This piece originally appeared on Medium on January 23, 2017.
Last week, the Times published one of its most important pieces on the Trump administration, Jim Rutenberg’s “As Trump Berates News Media, A New Strategy is Needed to Cover Him.” Mr. Rutenberg wrote, “The news media remains an unwitting accomplice in its own diminishment as it fails to get a handle on how to cover this new and wholly unprecedented president. It better figure things out […]”
Mr. Rutenberg’s piece is vitally important because the press is in an unprecedentedly difficult position: First, it must remind the world that it is one of the pillars on which democracy stands (there is a reason the first amendment is first); second, it is a constant and particular target of the President; and third, it must figure out how to do its job in a strange and chaotic landscape in order to disrupt the vicious cycle generated by the first two factors. If it is ill equipped to keep itself alive, its survival is bound up with the Republic’s.
Mr. Rutenberg wrote that journalists must “find the courage to change the things they can, in the right ways, not the wrong ways.” Reporters can safeguard their duty with a simple but effective shift in coverage: they must report on patterns and actions, not “content.” Trump lies and contradicts himself so consistently, so intentionally, that reporting his words as though they contain actual information is a waste of time and an accelerant of his agenda. An effective report, rather than beginning, “Trump says…”, might read, “Trump continues stream of Twitter rants laced with inaccuracies, falsehoods, and inconsistencies.” This method identifies the real story: the pattern, the phenomenon, the what of what Trump is doing.

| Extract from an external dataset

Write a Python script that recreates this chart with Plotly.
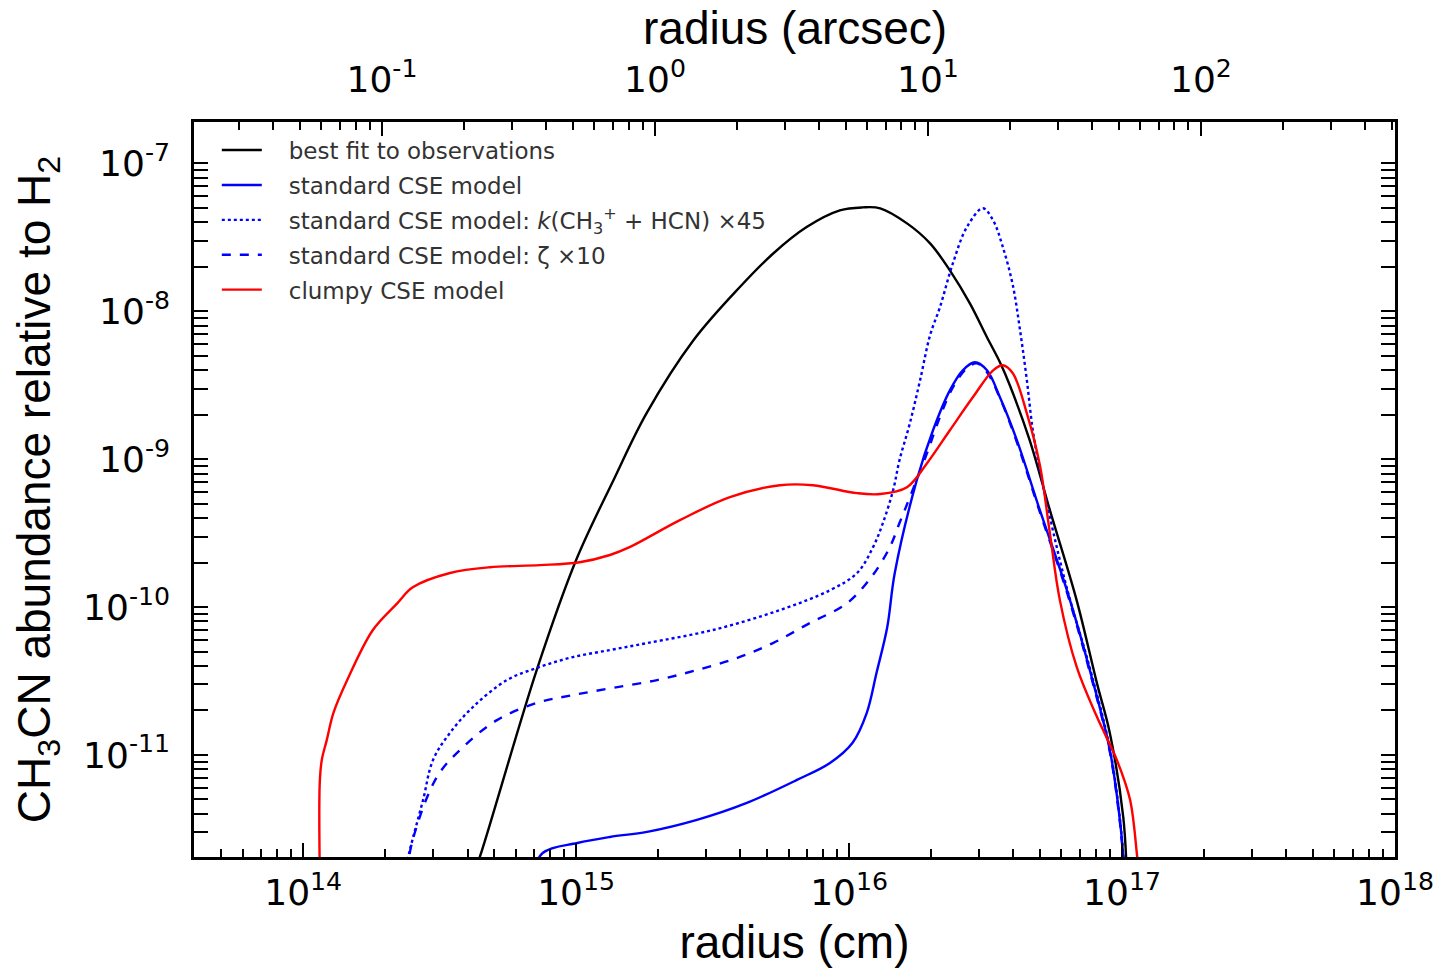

But to report (or worse, retweet) each of his deliberately false statements, as many in the news media have been doing, spreads mendacious content that adds no value to the general body of knowledge and continues to miss the real story: that the President of the United States is engaged in a longterm and ongoing practice of publishing lies and deceit via a personal channel, consolidating federal authority within himself, confusing personal reaction with national policy.
Authoritarians sow chaos so they can act while others are still stunned reacting. Journalists, appalled (as most normal humans would be, presented with such a staggering conflagration of nonsense and falsehood) are left sputtering in shock, looking foolish and impotent. Reporting the patterns of the President’s (and his staff’s) mendacity, rather than trying to react to the lies themselves, denies them this power.
This week, the news media appear to have begun catching on. On January 21, after Trump’s Press Secretary, Sean Spicer, welcomed the press to the White House briefing room by berating them and then unleashing a tirade of lies about inauguration numbers, the Times headline read, “With False Claims, Trump Attacks Media on Turnout and Intelligence Rift.” The same day, on “Meet the Press,” Chuck Todd interrupted Kellyanne Conway’s astounding claim that the White House was offering “alternative facts” to defuse the term: “those are falsehoods.”
The press can beat Trump, and they must. To do so will require them to eschew the presumed traditions of access journalism, and to take the Trump administration up on its adversarial challenge. They must meet its corrosive antagonism with ferocious defiance. Courageously, relentlessly, and fearlessly, they must dig, uncover, reveal, and name. Under appalling duress, they can save themselves — and preserve the Republic — by doing their jobs.